Dive Brief:
- Minimum-wage laws are handicapped by poor enforcement across the U.S., a nine-month investigation by Politico revealed. In interviews with several state officials, labor specialists and legal-services advocates, the news organization says six states have no investigators to look into reported minimum-wage violations and 26 other states have fewer than 10 investigators.
- The problem is causing affected workers to lose out on an estimated $15 billion in wages, according to Politico. Few cases are reported, and employees who successfully fight their employers often don't get back the full amount of lost wages. A Politico survey of 15 states found that 41% of the wages that states order employers to pay workers aren't recovered.
- All six of the states with no minimum-wage investigators are located in the South; employees in these states claiming infractions must appeal to the U.S. Department of Labor (DOL), "which takes cases only selectively," Politico said.
Dive Insight:
Politico's report is a wake-up call to the employment law community. Several states have joined a nationwide trend to pass new minimum-wage laws, but those measures are a waste without proper enforcement, and affected workers are essentially the victims of theft.

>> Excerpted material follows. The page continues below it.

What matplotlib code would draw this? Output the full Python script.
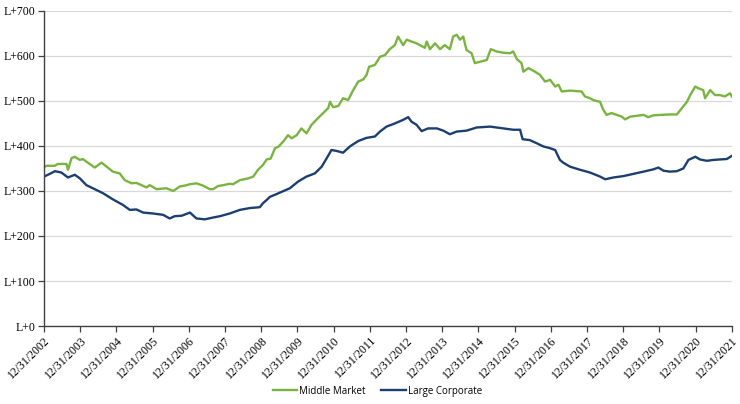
#!/usr/bin/env python3
# -*- coding: utf-8 -*-

"""Middle market vs large corporate spreads, L+ bps."""

import matplotlib
matplotlib.use("Agg")
import matplotlib.pyplot as plt
import numpy as np

# years elapsed since 12/31/2002
mm_t = [0.00, 0.07, 0.30, 0.38, 0.62, 0.66, 0.76, 0.85, 0.99, 1.07, 1.40, 1.59,
        1.90, 2.09, 2.23, 2.42, 2.55, 2.83, 2.92, 3.11, 3.38, 3.57, 3.75, 3.89,
        4.03, 4.21, 4.39, 4.58, 4.67, 4.81, 4.95, 5.13, 5.22, 5.41, 5.64, 5.78,
        5.91, 6.05, 6.15, 6.26, 6.38, 6.47, 6.61, 6.74, 6.84, 6.98, 7.11, 7.25,
        7.39, 7.57, 7.71, 7.85, 7.90, 7.99, 8.13, 8.26, 8.40, 8.54, 8.68, 8.82,
        8.91, 8.98, 9.14, 9.28, 9.42, 9.55, 9.69, 9.78, 9.92, 10.02, 10.15,
        10.29, 10.38, 10.52, 10.57, 10.66, 10.80, 10.94, 11.07, 11.21, 11.30,
        11.40, 11.49, 11.58, 11.67, 11.81, 11.90, 12.04, 12.23, 12.34, 12.50,
        12.69, 12.87, 12.96, 13.06, 13.19, 13.24, 13.38, 13.56, 13.70, 13.84,
        13.98, 14.12, 14.21, 14.30, 14.53, 14.85, 14.94, 15.08, 15.17, 15.36,
        15.45, 15.54, 15.68, 15.82, 15.96, 16.05, 16.19, 16.37, 16.56, 16.69,
        16.83, 17.02, 17.29, 17.48, 17.62, 17.76, 17.85, 17.99, 18.08, 18.21,
        18.26, 18.40, 18.54, 18.67, 18.81, 18.95, 19.00]
mm_val = [353, 356, 356, 360, 360, 347, 373, 376, 369, 371, 352, 363,
          343, 339, 324, 317, 318, 308, 313, 304, 306, 300, 310, 312,
          315, 317, 312, 304, 304, 311, 313, 316, 315, 324, 328, 332,
          347, 358, 370, 372, 395, 398, 410, 424, 417, 424, 439, 428,
          447, 462, 473, 484, 498, 486, 489, 506, 502, 524, 543, 548,
          558, 576, 580, 598, 602, 615, 624, 643, 624, 636, 632,
          628, 624, 618, 632, 615, 628, 615, 624, 615, 643,
          647, 636, 643, 613, 606, 584, 587, 591, 615, 610,
          607, 606, 610, 593, 584, 565, 573, 565, 558, 543,
          547, 532, 536, 521, 523, 521, 510, 506, 502, 498,
          480, 469, 473, 469, 465, 459, 465, 467, 469, 464,
          468, 469, 470, 470, 484, 498, 513, 532, 528, 524,
          506, 524, 513, 513, 510, 517, 510]

lc_t = [0.00, 0.16, 0.30, 0.48, 0.66, 0.85, 0.99, 1.17, 1.35, 1.63, 1.91,
        2.18, 2.37, 2.55, 2.74, 3.01, 3.29, 3.47, 3.61, 3.80, 4.03, 4.21,
        4.44, 4.67, 4.86, 5.13, 5.41, 5.68, 5.96, 6.05, 6.15, 6.24, 6.42,
        6.56, 6.79, 7.02, 7.25, 7.48, 7.67, 7.81, 7.94, 8.08, 8.26, 8.45,
        8.68, 8.91, 9.14, 9.28, 9.46, 9.69, 9.92, 10.06, 10.15, 10.29,
        10.43, 10.61, 10.85, 11.03, 11.21, 11.40, 11.67, 11.95, 12.32,
        12.69, 12.96, 13.15, 13.22, 13.42, 13.61, 13.79, 13.98, 14.12,
        14.25, 14.34, 14.53, 14.81, 15.08, 15.36, 15.50, 15.73, 16.00,
        16.28, 16.56, 16.83, 16.97, 17.11, 17.29, 17.48, 17.66, 17.80,
        17.99, 18.12, 18.31, 18.49, 18.67, 18.86, 19.00]
lc_val = [332, 338, 344, 341, 330, 336, 328, 313, 306, 295, 281,
          269, 258, 259, 252, 250, 247, 239, 244, 245, 252, 239,
          237, 241, 244, 250, 258, 262, 264, 273, 280, 287, 293,
          298, 306, 321, 332, 339, 354, 373, 391, 389, 385, 399,
          411, 418, 421, 432, 443, 450, 458, 464, 454, 447,
          433, 439, 439, 434, 426, 432, 434, 441, 443,
          439, 436, 436, 415, 413, 406, 399, 395, 391,
          369, 363, 354, 347, 341, 332, 326, 330, 333,
          338, 343, 348, 352, 345, 343, 344, 350, 369,
          376, 370, 367, 369, 370, 371, 378]

years = list(range(2002, 2022))
y_ticks = list(range(0, 701, 100))

GREEN = "#79b440"
BLUE = "#1c3f70"

plt.rcParams["font.serif"] = ["Liberation Serif", "DejaVu Serif"]


def main():
    fig = plt.figure(figsize=(7.4, 4.04), dpi=100)
    ax = fig.add_axes([0.0595, 0.193, 0.9295, 0.780])

    ax.plot(mm_t, mm_val, color=GREEN, lw=1.7, label="Middle Market")
    ax.plot(lc_t, lc_val, color=BLUE, lw=1.7, label="Large Corporate")

    ax.set_xlim(0, len(years) - 1)
    ax.set_ylim(0, 700)
    ax.set_yticks(y_ticks)
    ax.set_yticklabels(["L+%d" % v for v in y_ticks],
                       fontfamily="serif", fontsize=8.5)
    ax.set_xticks(np.arange(len(years)))
    ax.set_xticklabels(["12/31/%d" % y for y in years],
                       fontfamily="serif", fontsize=8.5,
                       rotation=45, ha="right", rotation_mode="anchor")
    ax.yaxis.grid(True, color="#d9d9d9", lw=0.9)
    ax.set_axisbelow(True)
    for side in ("top", "right"):
        ax.spines[side].set_visible(False)
    for side in ("left", "bottom"):
        ax.spines[side].set_color("#404040")
        ax.spines[side].set_linewidth(1.0)
    ax.tick_params(axis="both", direction="out", length=4, width=0.9,
                   color="#404040", pad=2)

    fig.legend(loc="center", bbox_to_anchor=(0.51, 0.032), ncol=2,
               frameon=False, handlelength=2.5, handletextpad=0.2,
               columnspacing=1.6, prop={"family": "Open Sans", "size": 7})

    fig.savefig("out.png", dpi=100)


if __name__ == "__main__":
    main()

Among the issues faced by DOL's Wage and Hour Division, minimum wage draws particularly strong political debate but is not one on which the Trump administration has taken significant action. Instead, state governments have led the way, enacting new laws and creating a patchwork situation for employers in the process.
But a lack of enforcement also makes an already uncertain patchwork situation even more confusing, as compliance mechanisms aren't clear in every state. That so few investigators are operating in over half of states hinders other measures taken by the DOL, including raising penalties for violating minimum-wage laws.